Direction: Repeat the listing exactly as given, omitting every image.

------ Recorded data ------

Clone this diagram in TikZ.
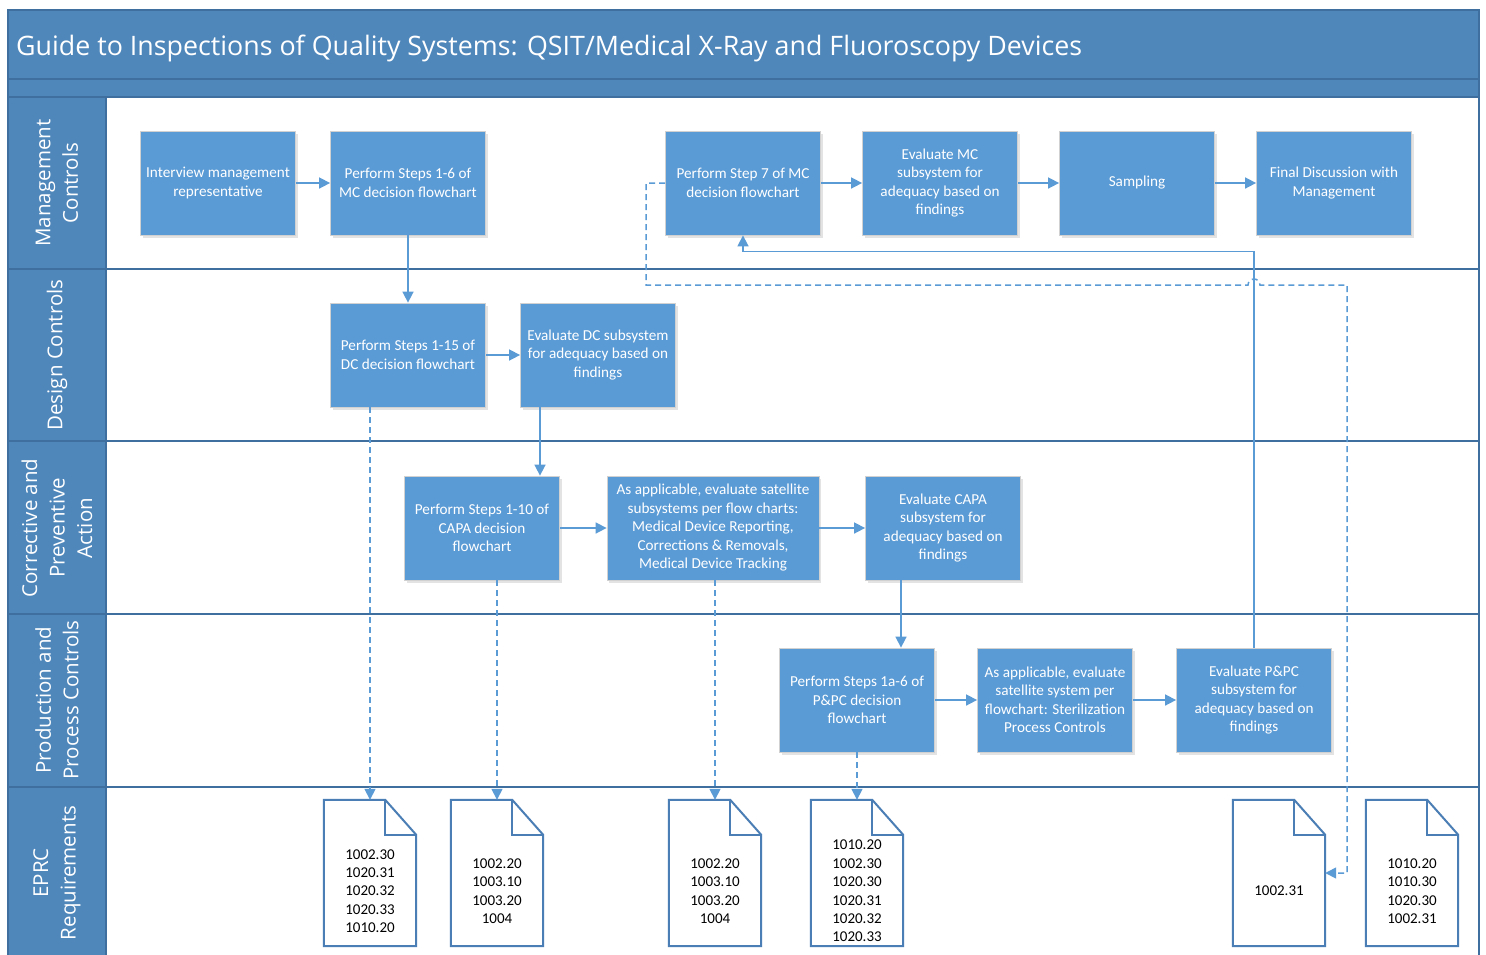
\documentclass[tikz,border=0pt]{standalone}
\usepackage{fontspec}
\setmainfont{Carlito}
\newfontfamily\hfont{Open Sans}
\usetikzlibrary{arrows.meta,shadows,calc}
\definecolor{hdr}{HTML}{4F87BB}
\definecolor{hdrline}{HTML}{3F6F9F}
\definecolor{boxblue}{HTML}{5B9BD5}
\definecolor{docline}{HTML}{4A7EB5}
\begin{document}
\begin{tikzpicture}[x=1pt,y=-1pt,
  proc/.style={rectangle, fill=boxblue, draw=black!18, line width=0.8pt,
    minimum width=155pt, minimum height=104pt, inner sep=2pt, align=center,
    text=white, font=\fontsize{15.2}{18.5}\selectfont,
    drop shadow={shadow xshift=2pt, shadow yshift=-3pt, opacity=0.22}},
  lanetext/.style={text=white, rotate=90, align=center,
    font=\hfont\fontsize{20.5}{27.5}\selectfont},
  docbox/.style={rectangle, minimum width=92pt, minimum height=146pt, inner sep=0pt},
  doctext/.style={align=center, text=black, font=\fontsize{15}{18.4}\selectfont},
  arr/.style={draw=boxblue, line width=1.6pt, -{Triangle[length=11pt,width=11pt]}},
  dasharr/.style={draw=boxblue, line width=1.5pt, dash pattern=on 6pt off 4pt,
    -{Triangle[length=11pt,width=11pt]}},
  lanebox/.style={draw=hdrline, line width=1.5pt}
]
\useasboundingbox (0,0) rectangle (1486,954);
\fill[white] (0,0) rectangle (1486,954);
% frame: title and bands
\draw[lanebox, fill=hdr] (8,10) rectangle (1479,79);
\draw[lanebox, fill=hdr] (8,79) rectangle (1479,97);
\foreach \a/\b in {97/269,269/441,441/614,614/787,787/962}{
  \draw[lanebox, fill=hdr] (8,\a) rectangle (106,\b);
  \draw[lanebox, fill=white] (106,\a) rectangle (1479,\b);
}
\node[anchor=base west, text=white, inner sep=0pt,
  font=\hfont\fontsize{26.8}{30}\selectfont] (title) at (16,55)
  {Guide to Inspections of Quality Systems: QSIT/Medical X-Ray and Fluoroscopy Devices};
% lane labels
\node[lanetext] (l1) at (57,183) {Management\\Controls};
\node[lanetext] (l2) at (57,355) {Design Controls};
\node[lanetext] (l3) at (57,528) {Corrective and\\Preventive\\Action};
\node[lanetext] (l4) at (57,700) {Production and\\Process Controls};
\node[lanetext] (l5) at (57,873) {EPRC\\Requirements};
% Management controls
\node[proc] (mc1) at (218,183) {Interview management\\representative};
\node[proc] (mc2) at (408,183) {Perform Steps 1-6 of\\MC decision flowchart};
\node[proc] (mc3) at (743,183) {Perform Step 7 of MC\\decision flowchart};
\node[proc] (mc4) at (940,183) {Evaluate MC\\subsystem for\\adequacy based on\\findings};
\node[proc] (mc5) at (1137,183) {Sampling};
\node[proc] (mc6) at (1334,183) {Final Discussion with\\Management};
% Design controls
\node[proc] (dc1) at (408,355) {Perform Steps 1-15 of\\DC decision flowchart};
\node[proc] (dc2) at (598,355) {Evaluate DC subsystem\\for adequacy based on\\findings};
% CAPA
\node[proc] (ca1) at (482,528) {Perform Steps 1-10 of\\CAPA decision\\flowchart};
\node[proc, minimum width=212pt] (ca2) at (713,528) {As applicable, evaluate satellite\\subsystems per flow charts:\\Medical Device Reporting,\\Corrections \& Removals,\\Medical Device Tracking};
\node[proc] (ca3) at (943,528) {Evaluate CAPA\\subsystem for\\adequacy based on\\findings};
% P&PC
\node[proc] (pp1) at (857,700) {Perform Steps 1a-6 of\\P\&PC decision\\flowchart};
\node[proc] (pp2) at (1055,700) {As applicable, evaluate\\satellite system per\\flowchart: Sterilization\\Process Controls};
\node[proc] (pp3) at (1254,700) {Evaluate P\&PC\\subsystem for\\adequacy based on\\findings};
% EPRC documents
\node[docbox] (d1) at (370,873) {};
\node[docbox] (d2) at (497,873) {};
\node[docbox] (d3) at (715,873) {};
\node[docbox] (d4) at (857,873) {};
\node[docbox] (d5) at (1279,873) {};
\node[docbox] (d6) at (1412,873) {};
\foreach \d in {d1,d2,d3,d4,d5,d6}{
  \draw[docline, line width=2pt, fill=white, line join=miter]
    (\d.south west) -- (\d.north west) -- ([xshift=-31pt]\d.north east)
    -- ([yshift=-35pt]\d.north east) -- (\d.south east) -- cycle;
  \draw[docline, line width=2pt] ([xshift=-31pt]\d.north east) |- ([yshift=-35pt]\d.north east);
}
\node[doctext] (d1t) at (370,891) {1002.30\\1020.31\\1020.32\\1020.33\\1010.20};
\node[doctext] (d2t) at (497,891) {1002.20\\1003.10\\1003.20\\1004};
\node[doctext] (d3t) at (715,891) {1002.20\\1003.10\\1003.20\\1004};
\node[doctext] (d4t) at (857,891) {1010.20\\1002.30\\1020.30\\1020.31\\1020.32\\1020.33};
\node[doctext] (d5t) at (1279,891) {1002.31};
\node[doctext] (d6t) at (1412,891) {1010.20\\1010.30\\1020.30\\1002.31};
% solid connectors
\draw[arr] (mc1) -- (mc2);
\draw[arr] (mc2) -- (dc1);
\draw[arr] (dc1) -- (dc2);
\draw[arr] ([xshift=-58pt]dc2.south) -- ([xshift=58pt]ca1.north);
\draw[arr] (ca1) -- (ca2);
\draw[arr] (ca2) -- (ca3);
\draw[arr] ([xshift=-42pt]ca3.south) -- ([xshift=44pt]pp1.north);
\draw[arr] (pp1) -- (pp2);
\draw[arr] (pp2) -- (pp3);
\draw[arr] (pp3.north) |- ([yshift=-16pt]mc3.south) -- (mc3.south);
\draw[arr] (mc3) -- (mc4);
\draw[arr] (mc4) -- (mc5);
\draw[arr] (mc5) -- (mc6);
% dashed connectors
\coordinate (hop) at (1248,285);
\draw[dasharr] (mc3.west) -- ++(-19,0) |- (hop) arc(180:0:6pt)
  -| ([xshift=22pt]d5.east) -- (d5.east);
\draw[dasharr] (d1.north |- dc1.south) -- (d1.north);
\draw[dasharr] (d2.north |- ca1.south) -- (d2.north);
\draw[dasharr] (d3.north |- ca2.south) -- (d3.north);
\draw[dasharr] (d4.north |- pp1.south) -- (d4.north);
\end{tikzpicture}
\end{document}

------

Task response:
Clone this diagram in TikZ.
\documentclass[tikz,border=0pt]{standalone}
\usepackage{fontspec}
\setmainfont{Carlito}
\newfontfamily\hfont{Open Sans}
\usetikzlibrary{arrows.meta,shadows,calc}
\definecolor{hdr}{HTML}{4F87BB}
\definecolor{hdrline}{HTML}{3F6F9F}
\definecolor{boxblue}{HTML}{5B9BD5}
\definecolor{docline}{HTML}{4A7EB5}
\begin{document}
\begin{tikzpicture}[x=1pt,y=-1pt,
  proc/.style={rectangle, fill=boxblue, draw=black!18, line width=0.8pt,
    minimum width=155pt, minimum height=104pt, inner sep=2pt, align=center,
    text=white, font=\fontsize{15.2}{18.5}\selectfont,
    drop shadow={shadow xshift=2pt, shadow yshift=-3pt, opacity=0.22}},
  lanetext/.style={text=white, rotate=90, align=center,
    font=\hfont\fontsize{20.5}{27.5}\selectfont},
  docbox/.style={rectangle, minimum width=92pt, minimum height=146pt, inner sep=0pt},
  doctext/.style={align=center, text=black, font=\fontsize{15}{18.4}\selectfont},
  arr/.style={draw=boxblue, line width=1.6pt, -{Triangle[length=11pt,width=11pt]}},
  dasharr/.style={draw=boxblue, line width=1.5pt, dash pattern=on 6pt off 4pt,
    -{Triangle[length=11pt,width=11pt]}},
  lanebox/.style={draw=hdrline, line width=1.5pt}
]
\useasboundingbox (0,0) rectangle (1486,954);
\fill[white] (0,0) rectangle (1486,954);
% frame: title and bands
\draw[lanebox, fill=hdr] (8,10) rectangle (1479,79);
\draw[lanebox, fill=hdr] (8,79) rectangle (1479,97);
\foreach \a/\b in {97/269,269/441,441/614,614/787,787/962}{
  \draw[lanebox, fill=hdr] (8,\a) rectangle (106,\b);
  \draw[lanebox, fill=white] (106,\a) rectangle (1479,\b);
}
\node[anchor=base west, text=white, inner sep=0pt,
  font=\hfont\fontsize{26.8}{30}\selectfont] (title) at (16,55)
  {Guide to Inspections of Quality Systems: QSIT/Medical X-Ray and Fluoroscopy Devices};
% lane labels
\node[lanetext] (l1) at (57,183) {Management\\Controls};
\node[lanetext] (l2) at (57,355) {Design Controls};
\node[lanetext] (l3) at (57,528) {Corrective and\\Preventive\\Action};
\node[lanetext] (l4) at (57,700) {Production and\\Process Controls};
\node[lanetext] (l5) at (57,873) {EPRC\\Requirements};
% Management controls
\node[proc] (mc1) at (218,183) {Interview management\\representative};
\node[proc] (mc2) at (408,183) {Perform Steps 1-6 of\\MC decision flowchart};
\node[proc] (mc3) at (743,183) {Perform Step 7 of MC\\decision flowchart};
\node[proc] (mc4) at (940,183) {Evaluate MC\\subsystem for\\adequacy based on\\findings};
\node[proc] (mc5) at (1137,183) {Sampling};
\node[proc] (mc6) at (1334,183) {Final Discussion with\\Management};
% Design controls
\node[proc] (dc1) at (408,355) {Perform Steps 1-15 of\\DC decision flowchart};
\node[proc] (dc2) at (598,355) {Evaluate DC subsystem\\for adequacy based on\\findings};
% CAPA
\node[proc] (ca1) at (482,528) {Perform Steps 1-10 of\\CAPA decision\\flowchart};
\node[proc, minimum width=212pt] (ca2) at (713,528) {As applicable, evaluate satellite\\subsystems per flow charts:\\Medical Device Reporting,\\Corrections \& Removals,\\Medical Device Tracking};
\node[proc] (ca3) at (943,528) {Evaluate CAPA\\subsystem for\\adequacy based on\\findings};
% P&PC
\node[proc] (pp1) at (857,700) {Perform Steps 1a-6 of\\P\&PC decision\\flowchart};
\node[proc] (pp2) at (1055,700) {As applicable, evaluate\\satellite system per\\flowchart: Sterilization\\Process Controls};
\node[proc] (pp3) at (1254,700) {Evaluate P\&PC\\subsystem for\\adequacy based on\\findings};
% EPRC documents
\node[docbox] (d1) at (370,873) {};
\node[docbox] (d2) at (497,873) {};
\node[docbox] (d3) at (715,873) {};
\node[docbox] (d4) at (857,873) {};
\node[docbox] (d5) at (1279,873) {};
\node[docbox] (d6) at (1412,873) {};
\foreach \d in {d1,d2,d3,d4,d5,d6}{
  \draw[docline, line width=2pt, fill=white, line join=miter]
    (\d.south west) -- (\d.north west) -- ([xshift=-31pt]\d.north east)
    -- ([yshift=-35pt]\d.north east) -- (\d.south east) -- cycle;
  \draw[docline, line width=2pt] ([xshift=-31pt]\d.north east) |- ([yshift=-35pt]\d.north east);
}
\node[doctext] (d1t) at (370,891) {1002.30\\1020.31\\1020.32\\1020.33\\1010.20};
\node[doctext] (d2t) at (497,891) {1002.20\\1003.10\\1003.20\\1004};
\node[doctext] (d3t) at (715,891) {1002.20\\1003.10\\1003.20\\1004};
\node[doctext] (d4t) at (857,891) {1010.20\\1002.30\\1020.30\\1020.31\\1020.32\\1020.33};
\node[doctext] (d5t) at (1279,891) {1002.31};
\node[doctext] (d6t) at (1412,891) {1010.20\\1010.30\\1020.30\\1002.31};
% solid connectors
\draw[arr] (mc1) -- (mc2);
\draw[arr] (mc2) -- (dc1);
\draw[arr] (dc1) -- (dc2);
\draw[arr] ([xshift=-58pt]dc2.south) -- ([xshift=58pt]ca1.north);
\draw[arr] (ca1) -- (ca2);
\draw[arr] (ca2) -- (ca3);
\draw[arr] ([xshift=-42pt]ca3.south) -- ([xshift=44pt]pp1.north);
\draw[arr] (pp1) -- (pp2);
\draw[arr] (pp2) -- (pp3);
\draw[arr] (pp3.north) |- ([yshift=-16pt]mc3.south) -- (mc3.south);
\draw[arr] (mc3) -- (mc4);
\draw[arr] (mc4) -- (mc5);
\draw[arr] (mc5) -- (mc6);
% dashed connectors
\coordinate (hop) at (1248,285);
\draw[dasharr] (mc3.west) -- ++(-19,0) |- (hop) arc(180:0:6pt)
  -| ([xshift=22pt]d5.east) -- (d5.east);
\draw[dasharr] (d1.north |- dc1.south) -- (d1.north);
\draw[dasharr] (d2.north |- ca1.south) -- (d2.north);
\draw[dasharr] (d3.north |- ca2.south) -- (d3.north);
\draw[dasharr] (d4.north |- pp1.south) -- (d4.north);
\end{tikzpicture}
\end{document}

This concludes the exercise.